> RECORDS FOR THE TASK

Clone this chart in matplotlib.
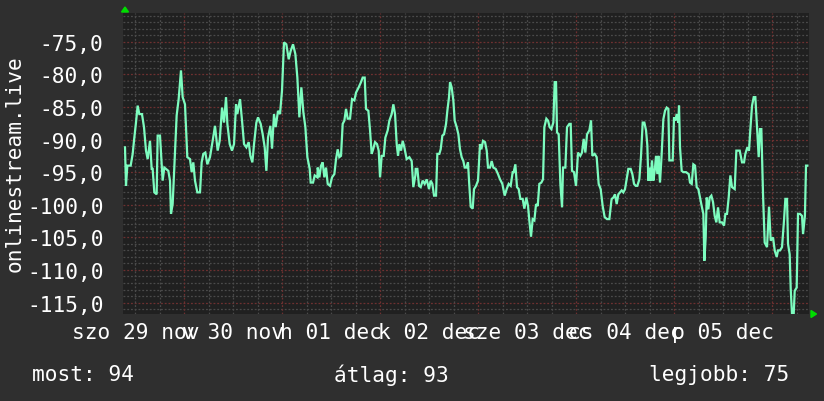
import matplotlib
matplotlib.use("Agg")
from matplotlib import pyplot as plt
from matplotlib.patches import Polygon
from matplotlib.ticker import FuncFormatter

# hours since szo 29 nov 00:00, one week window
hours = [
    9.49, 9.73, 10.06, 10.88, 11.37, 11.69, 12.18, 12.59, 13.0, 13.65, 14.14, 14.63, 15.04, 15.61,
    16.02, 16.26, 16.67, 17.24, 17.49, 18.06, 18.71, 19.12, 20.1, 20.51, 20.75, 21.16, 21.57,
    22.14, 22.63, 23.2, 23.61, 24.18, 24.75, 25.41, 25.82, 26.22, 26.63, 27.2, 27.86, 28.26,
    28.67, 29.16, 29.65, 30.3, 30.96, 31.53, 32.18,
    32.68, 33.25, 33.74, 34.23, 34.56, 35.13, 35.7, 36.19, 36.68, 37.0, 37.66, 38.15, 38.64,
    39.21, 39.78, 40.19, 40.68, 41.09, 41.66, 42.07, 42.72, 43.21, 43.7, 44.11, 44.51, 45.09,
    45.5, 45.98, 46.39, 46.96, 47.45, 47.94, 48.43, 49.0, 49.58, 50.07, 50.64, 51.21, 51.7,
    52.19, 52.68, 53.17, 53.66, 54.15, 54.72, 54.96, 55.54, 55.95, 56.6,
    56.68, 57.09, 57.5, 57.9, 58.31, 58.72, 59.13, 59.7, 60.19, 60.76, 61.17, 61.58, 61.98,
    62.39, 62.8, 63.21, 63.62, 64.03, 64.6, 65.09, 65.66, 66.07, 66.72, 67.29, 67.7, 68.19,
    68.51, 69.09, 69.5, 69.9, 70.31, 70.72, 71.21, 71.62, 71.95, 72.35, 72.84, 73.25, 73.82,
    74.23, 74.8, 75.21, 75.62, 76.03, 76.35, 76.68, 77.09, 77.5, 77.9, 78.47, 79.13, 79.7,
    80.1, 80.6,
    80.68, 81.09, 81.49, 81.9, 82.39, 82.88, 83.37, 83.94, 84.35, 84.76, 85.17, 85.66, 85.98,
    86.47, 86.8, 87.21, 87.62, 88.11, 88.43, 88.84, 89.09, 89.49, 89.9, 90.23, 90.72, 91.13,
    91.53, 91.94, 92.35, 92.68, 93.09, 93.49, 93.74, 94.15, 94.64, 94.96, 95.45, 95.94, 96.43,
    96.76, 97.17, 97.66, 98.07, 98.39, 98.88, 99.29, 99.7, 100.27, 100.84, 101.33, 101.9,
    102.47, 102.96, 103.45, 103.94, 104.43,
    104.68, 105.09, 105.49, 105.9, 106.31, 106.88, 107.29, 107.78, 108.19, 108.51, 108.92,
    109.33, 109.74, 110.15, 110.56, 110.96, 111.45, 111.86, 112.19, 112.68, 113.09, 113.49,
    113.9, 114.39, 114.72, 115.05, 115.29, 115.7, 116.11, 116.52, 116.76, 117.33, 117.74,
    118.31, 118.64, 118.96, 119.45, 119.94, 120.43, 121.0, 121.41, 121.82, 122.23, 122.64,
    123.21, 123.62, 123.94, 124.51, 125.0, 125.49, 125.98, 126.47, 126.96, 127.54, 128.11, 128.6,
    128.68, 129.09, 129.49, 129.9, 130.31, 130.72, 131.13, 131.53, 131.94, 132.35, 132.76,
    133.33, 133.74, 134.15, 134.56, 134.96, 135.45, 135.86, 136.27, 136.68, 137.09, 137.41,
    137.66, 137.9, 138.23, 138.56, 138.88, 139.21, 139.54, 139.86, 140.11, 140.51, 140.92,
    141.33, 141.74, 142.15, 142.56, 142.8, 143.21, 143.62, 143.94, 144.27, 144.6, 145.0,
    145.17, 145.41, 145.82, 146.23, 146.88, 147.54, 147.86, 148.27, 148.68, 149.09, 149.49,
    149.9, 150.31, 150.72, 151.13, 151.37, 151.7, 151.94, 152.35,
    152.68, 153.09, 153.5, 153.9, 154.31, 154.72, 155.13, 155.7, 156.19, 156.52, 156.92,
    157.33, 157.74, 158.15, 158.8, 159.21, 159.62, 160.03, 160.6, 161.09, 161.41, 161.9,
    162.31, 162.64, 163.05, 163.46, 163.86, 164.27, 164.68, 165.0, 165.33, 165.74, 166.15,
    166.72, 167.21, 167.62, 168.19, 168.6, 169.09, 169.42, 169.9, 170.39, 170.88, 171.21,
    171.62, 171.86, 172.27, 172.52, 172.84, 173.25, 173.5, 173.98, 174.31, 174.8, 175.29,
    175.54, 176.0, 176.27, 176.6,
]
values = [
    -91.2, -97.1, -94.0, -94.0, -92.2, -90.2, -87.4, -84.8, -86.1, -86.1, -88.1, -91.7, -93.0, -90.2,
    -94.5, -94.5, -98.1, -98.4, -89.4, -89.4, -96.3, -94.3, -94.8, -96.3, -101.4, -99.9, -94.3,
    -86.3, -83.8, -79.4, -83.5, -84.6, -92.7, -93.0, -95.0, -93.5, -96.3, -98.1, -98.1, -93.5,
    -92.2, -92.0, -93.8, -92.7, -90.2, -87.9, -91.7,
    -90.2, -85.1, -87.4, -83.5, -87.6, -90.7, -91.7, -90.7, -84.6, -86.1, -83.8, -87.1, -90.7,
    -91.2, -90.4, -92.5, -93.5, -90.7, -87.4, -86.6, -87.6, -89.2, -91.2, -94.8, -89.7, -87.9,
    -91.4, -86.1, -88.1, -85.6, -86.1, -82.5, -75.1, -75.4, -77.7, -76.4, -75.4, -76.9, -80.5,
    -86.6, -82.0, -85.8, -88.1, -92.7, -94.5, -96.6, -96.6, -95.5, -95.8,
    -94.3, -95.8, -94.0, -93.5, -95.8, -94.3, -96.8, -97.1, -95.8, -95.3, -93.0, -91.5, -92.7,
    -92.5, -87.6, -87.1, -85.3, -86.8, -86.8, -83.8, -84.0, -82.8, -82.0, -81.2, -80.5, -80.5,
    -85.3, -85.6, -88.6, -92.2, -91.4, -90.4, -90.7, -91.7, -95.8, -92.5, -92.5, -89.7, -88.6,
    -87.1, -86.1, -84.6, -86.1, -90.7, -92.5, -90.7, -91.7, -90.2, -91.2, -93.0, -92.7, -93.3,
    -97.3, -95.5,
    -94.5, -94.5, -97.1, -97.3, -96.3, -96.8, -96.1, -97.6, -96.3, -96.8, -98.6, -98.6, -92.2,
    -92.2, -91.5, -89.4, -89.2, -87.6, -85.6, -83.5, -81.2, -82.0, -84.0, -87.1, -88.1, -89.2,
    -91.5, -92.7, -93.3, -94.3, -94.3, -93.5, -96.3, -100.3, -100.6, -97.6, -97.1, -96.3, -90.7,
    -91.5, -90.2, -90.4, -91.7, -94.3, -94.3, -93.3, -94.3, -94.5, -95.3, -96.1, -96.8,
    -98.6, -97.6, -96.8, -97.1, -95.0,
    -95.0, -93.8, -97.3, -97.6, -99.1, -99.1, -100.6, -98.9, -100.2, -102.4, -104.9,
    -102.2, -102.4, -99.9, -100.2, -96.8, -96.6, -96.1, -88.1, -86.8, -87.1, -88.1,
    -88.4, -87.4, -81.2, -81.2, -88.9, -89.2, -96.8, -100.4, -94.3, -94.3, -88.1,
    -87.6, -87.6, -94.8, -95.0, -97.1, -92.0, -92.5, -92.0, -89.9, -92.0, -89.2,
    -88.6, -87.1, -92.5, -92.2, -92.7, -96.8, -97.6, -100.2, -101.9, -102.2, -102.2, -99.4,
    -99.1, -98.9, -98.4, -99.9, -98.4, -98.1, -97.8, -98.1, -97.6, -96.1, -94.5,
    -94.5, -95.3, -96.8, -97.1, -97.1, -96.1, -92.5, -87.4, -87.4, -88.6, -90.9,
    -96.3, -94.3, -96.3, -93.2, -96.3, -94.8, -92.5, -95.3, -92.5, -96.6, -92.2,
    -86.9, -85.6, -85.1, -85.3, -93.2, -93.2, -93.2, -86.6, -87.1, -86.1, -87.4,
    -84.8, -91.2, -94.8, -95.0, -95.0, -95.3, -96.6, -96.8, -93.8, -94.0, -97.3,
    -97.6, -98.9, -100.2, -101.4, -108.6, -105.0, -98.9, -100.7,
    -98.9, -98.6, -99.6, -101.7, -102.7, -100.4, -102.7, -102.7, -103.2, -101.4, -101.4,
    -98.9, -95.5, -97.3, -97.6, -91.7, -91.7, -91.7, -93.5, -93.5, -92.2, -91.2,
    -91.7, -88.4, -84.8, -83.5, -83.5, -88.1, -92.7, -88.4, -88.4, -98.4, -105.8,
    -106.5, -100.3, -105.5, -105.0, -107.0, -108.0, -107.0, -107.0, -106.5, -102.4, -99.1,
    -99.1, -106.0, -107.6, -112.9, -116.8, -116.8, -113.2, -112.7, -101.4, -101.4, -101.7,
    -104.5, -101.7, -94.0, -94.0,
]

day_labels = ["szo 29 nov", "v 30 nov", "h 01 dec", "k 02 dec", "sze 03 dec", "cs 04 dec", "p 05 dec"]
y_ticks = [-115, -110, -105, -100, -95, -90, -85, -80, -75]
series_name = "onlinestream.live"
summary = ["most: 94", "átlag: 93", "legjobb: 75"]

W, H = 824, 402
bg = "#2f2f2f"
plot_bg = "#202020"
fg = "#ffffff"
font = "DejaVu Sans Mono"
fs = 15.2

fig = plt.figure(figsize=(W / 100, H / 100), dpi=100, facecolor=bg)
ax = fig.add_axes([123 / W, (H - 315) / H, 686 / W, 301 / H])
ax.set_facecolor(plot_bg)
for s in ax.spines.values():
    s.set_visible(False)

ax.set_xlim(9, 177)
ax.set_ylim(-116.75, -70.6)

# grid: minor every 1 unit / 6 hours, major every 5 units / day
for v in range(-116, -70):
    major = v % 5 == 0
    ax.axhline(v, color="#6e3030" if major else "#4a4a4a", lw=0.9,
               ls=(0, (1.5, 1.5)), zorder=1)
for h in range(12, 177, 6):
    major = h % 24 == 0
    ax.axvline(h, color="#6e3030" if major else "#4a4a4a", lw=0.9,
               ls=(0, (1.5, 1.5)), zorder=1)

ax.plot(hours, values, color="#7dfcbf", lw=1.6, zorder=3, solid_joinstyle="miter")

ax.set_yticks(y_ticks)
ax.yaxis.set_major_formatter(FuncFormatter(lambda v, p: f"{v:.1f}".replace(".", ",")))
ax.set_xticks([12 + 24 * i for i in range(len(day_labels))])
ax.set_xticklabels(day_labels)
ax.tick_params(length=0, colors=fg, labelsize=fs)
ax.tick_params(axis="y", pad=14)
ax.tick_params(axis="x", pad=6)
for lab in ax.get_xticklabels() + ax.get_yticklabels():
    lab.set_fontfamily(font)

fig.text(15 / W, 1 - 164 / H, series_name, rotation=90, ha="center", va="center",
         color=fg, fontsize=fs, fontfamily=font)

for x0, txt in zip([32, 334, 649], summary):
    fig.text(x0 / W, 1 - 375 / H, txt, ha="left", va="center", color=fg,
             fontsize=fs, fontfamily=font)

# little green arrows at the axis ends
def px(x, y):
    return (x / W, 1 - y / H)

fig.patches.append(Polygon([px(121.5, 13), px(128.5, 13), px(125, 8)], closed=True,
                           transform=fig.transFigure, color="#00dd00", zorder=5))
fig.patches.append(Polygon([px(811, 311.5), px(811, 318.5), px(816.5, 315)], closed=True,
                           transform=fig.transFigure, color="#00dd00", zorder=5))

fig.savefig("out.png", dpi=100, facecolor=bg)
==
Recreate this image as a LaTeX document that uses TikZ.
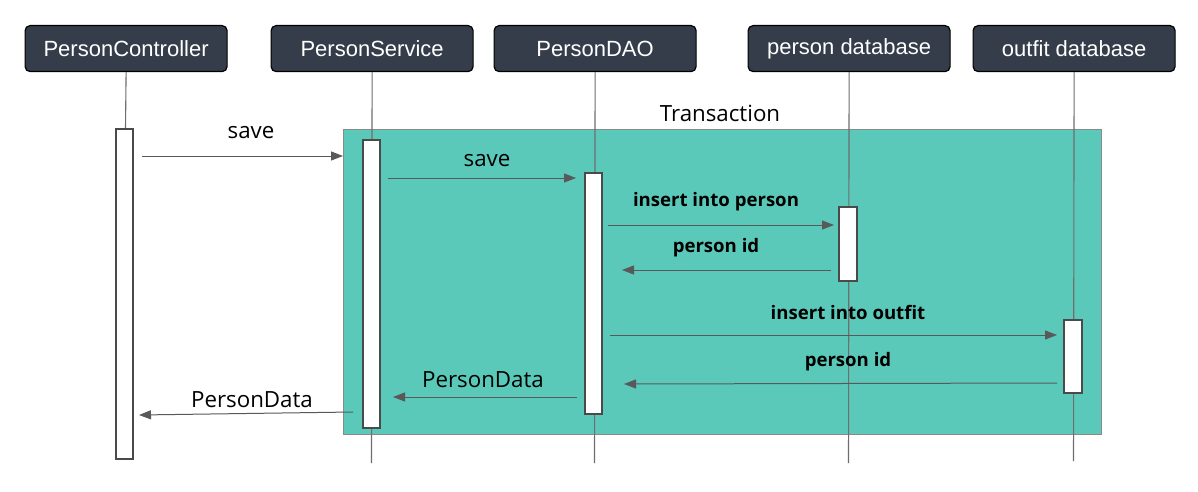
---
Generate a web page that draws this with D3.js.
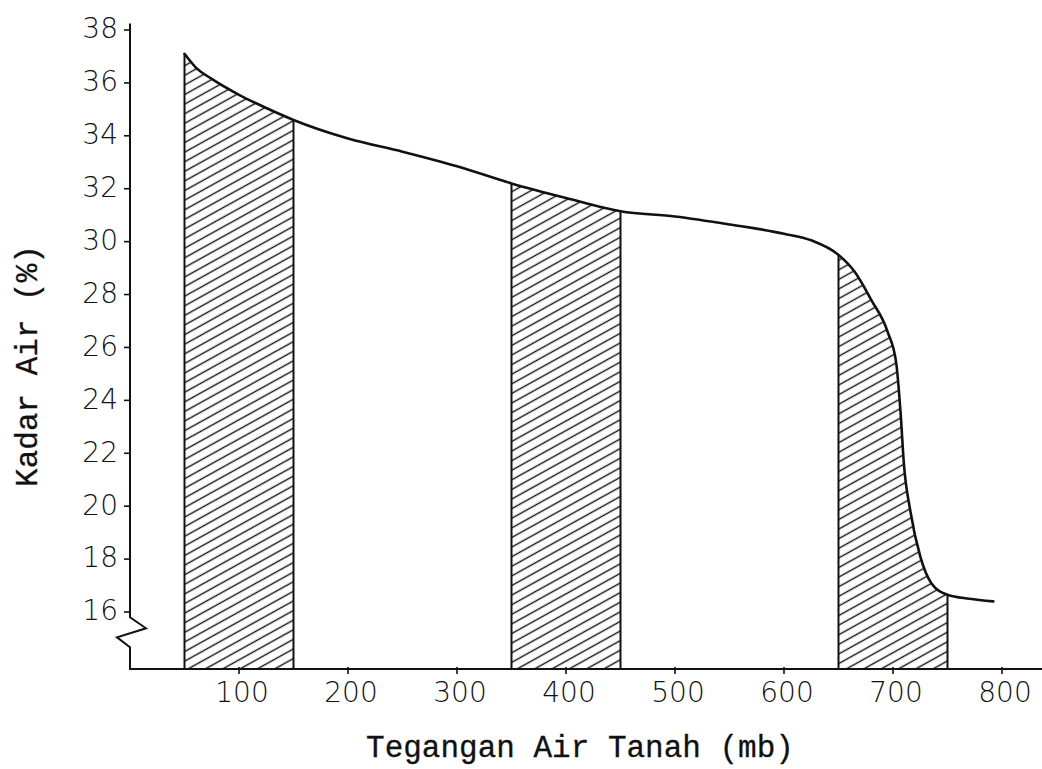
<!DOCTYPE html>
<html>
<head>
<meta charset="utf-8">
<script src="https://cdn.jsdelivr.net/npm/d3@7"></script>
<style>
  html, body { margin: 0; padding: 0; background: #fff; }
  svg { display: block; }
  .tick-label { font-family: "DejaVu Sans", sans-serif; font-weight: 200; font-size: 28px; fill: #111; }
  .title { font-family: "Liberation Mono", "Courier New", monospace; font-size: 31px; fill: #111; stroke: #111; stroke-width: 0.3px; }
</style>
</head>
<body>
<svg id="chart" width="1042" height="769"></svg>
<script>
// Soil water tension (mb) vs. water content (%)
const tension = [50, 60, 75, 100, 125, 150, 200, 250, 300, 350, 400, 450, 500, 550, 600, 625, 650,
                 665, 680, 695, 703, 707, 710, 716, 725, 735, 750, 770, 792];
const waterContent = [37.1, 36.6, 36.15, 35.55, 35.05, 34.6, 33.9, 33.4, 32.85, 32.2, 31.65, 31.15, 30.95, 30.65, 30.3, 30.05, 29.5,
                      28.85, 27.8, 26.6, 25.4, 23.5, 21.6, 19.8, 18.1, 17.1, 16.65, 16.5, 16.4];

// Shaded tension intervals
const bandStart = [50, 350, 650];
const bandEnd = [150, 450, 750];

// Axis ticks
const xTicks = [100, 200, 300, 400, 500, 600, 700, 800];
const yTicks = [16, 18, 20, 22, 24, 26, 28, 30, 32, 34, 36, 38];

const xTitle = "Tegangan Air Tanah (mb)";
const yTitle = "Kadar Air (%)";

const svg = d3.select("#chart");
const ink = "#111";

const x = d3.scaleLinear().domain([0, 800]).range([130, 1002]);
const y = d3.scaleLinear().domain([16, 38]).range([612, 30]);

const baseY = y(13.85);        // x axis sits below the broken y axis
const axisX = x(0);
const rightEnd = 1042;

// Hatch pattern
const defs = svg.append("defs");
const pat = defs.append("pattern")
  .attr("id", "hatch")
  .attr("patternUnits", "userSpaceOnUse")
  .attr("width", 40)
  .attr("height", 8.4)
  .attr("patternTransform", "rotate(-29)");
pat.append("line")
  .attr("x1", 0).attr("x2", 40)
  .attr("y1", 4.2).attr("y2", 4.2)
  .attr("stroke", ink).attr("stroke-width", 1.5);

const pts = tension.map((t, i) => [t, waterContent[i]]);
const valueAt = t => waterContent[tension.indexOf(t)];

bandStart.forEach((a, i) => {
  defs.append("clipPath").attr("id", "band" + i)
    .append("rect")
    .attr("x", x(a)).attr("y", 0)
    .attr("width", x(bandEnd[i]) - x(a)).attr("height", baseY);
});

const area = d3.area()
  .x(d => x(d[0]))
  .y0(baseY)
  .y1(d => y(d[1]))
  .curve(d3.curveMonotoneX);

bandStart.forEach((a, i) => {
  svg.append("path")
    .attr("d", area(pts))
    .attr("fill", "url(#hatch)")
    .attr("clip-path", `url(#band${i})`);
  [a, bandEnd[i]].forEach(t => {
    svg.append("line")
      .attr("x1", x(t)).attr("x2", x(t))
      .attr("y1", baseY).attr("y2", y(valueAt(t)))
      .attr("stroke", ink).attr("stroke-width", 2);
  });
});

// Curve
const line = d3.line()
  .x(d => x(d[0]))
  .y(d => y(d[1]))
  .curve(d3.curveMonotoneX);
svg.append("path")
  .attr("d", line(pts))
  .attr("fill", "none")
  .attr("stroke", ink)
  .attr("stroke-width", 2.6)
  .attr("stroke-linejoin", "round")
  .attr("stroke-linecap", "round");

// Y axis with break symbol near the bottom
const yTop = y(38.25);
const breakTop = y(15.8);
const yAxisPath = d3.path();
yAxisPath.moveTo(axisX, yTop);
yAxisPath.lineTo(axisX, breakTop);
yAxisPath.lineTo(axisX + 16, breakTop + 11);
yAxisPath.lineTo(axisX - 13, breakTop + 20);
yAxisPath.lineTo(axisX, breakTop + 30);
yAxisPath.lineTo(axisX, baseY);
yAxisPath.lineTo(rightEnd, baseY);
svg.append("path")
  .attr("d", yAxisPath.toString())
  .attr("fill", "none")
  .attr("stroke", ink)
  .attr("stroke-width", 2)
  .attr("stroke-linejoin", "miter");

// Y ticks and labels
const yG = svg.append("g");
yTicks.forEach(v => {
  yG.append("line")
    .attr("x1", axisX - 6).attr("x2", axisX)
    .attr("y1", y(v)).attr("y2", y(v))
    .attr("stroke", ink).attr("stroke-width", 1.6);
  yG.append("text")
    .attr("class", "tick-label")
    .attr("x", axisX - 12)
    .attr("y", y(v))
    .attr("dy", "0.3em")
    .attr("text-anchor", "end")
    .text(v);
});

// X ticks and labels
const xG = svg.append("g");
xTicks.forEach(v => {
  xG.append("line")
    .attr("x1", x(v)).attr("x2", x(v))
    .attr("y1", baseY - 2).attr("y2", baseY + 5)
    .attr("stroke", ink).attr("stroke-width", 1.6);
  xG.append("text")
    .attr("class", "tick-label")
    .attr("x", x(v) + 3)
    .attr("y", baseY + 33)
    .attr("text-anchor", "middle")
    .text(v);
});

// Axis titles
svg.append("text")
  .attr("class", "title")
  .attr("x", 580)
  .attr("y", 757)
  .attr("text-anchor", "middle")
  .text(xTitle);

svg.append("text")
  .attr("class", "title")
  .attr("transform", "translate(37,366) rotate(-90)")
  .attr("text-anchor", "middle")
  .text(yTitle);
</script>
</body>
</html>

> REQUIRED TASK
Reproduce, word for word, only the lines in the records above from the line with "Generate a web" through the line with "const rightEnd = 1042;", including both ends; omit the pictures.

> EXPECTED OUTPUT
Generate a web page that draws this with D3.js.
<!DOCTYPE html>
<html>
<head>
<meta charset="utf-8">
<script src="https://cdn.jsdelivr.net/npm/d3@7"></script>
<style>
  html, body { margin: 0; padding: 0; background: #fff; }
  svg { display: block; }
  .tick-label { font-family: "DejaVu Sans", sans-serif; font-weight: 200; font-size: 28px; fill: #111; }
  .title { font-family: "Liberation Mono", "Courier New", monospace; font-size: 31px; fill: #111; stroke: #111; stroke-width: 0.3px; }
</style>
</head>
<body>
<svg id="chart" width="1042" height="769"></svg>
<script>
// Soil water tension (mb) vs. water content (%)
const tension = [50, 60, 75, 100, 125, 150, 200, 250, 300, 350, 400, 450, 500, 550, 600, 625, 650,
                 665, 680, 695, 703, 707, 710, 716, 725, 735, 750, 770, 792];
const waterContent = [37.1, 36.6, 36.15, 35.55, 35.05, 34.6, 33.9, 33.4, 32.85, 32.2, 31.65, 31.15, 30.95, 30.65, 30.3, 30.05, 29.5,
                      28.85, 27.8, 26.6, 25.4, 23.5, 21.6, 19.8, 18.1, 17.1, 16.65, 16.5, 16.4];

// Shaded tension intervals
const bandStart = [50, 350, 650];
const bandEnd = [150, 450, 750];

// Axis ticks
const xTicks = [100, 200, 300, 400, 500, 600, 700, 800];
const yTicks = [16, 18, 20, 22, 24, 26, 28, 30, 32, 34, 36, 38];

const xTitle = "Tegangan Air Tanah (mb)";
const yTitle = "Kadar Air (%)";

const svg = d3.select("#chart");
const ink = "#111";

const x = d3.scaleLinear().domain([0, 800]).range([130, 1002]);
const y = d3.scaleLinear().domain([16, 38]).range([612, 30]);

const baseY = y(13.85);        // x axis sits below the broken y axis
const axisX = x(0);
const rightEnd = 1042;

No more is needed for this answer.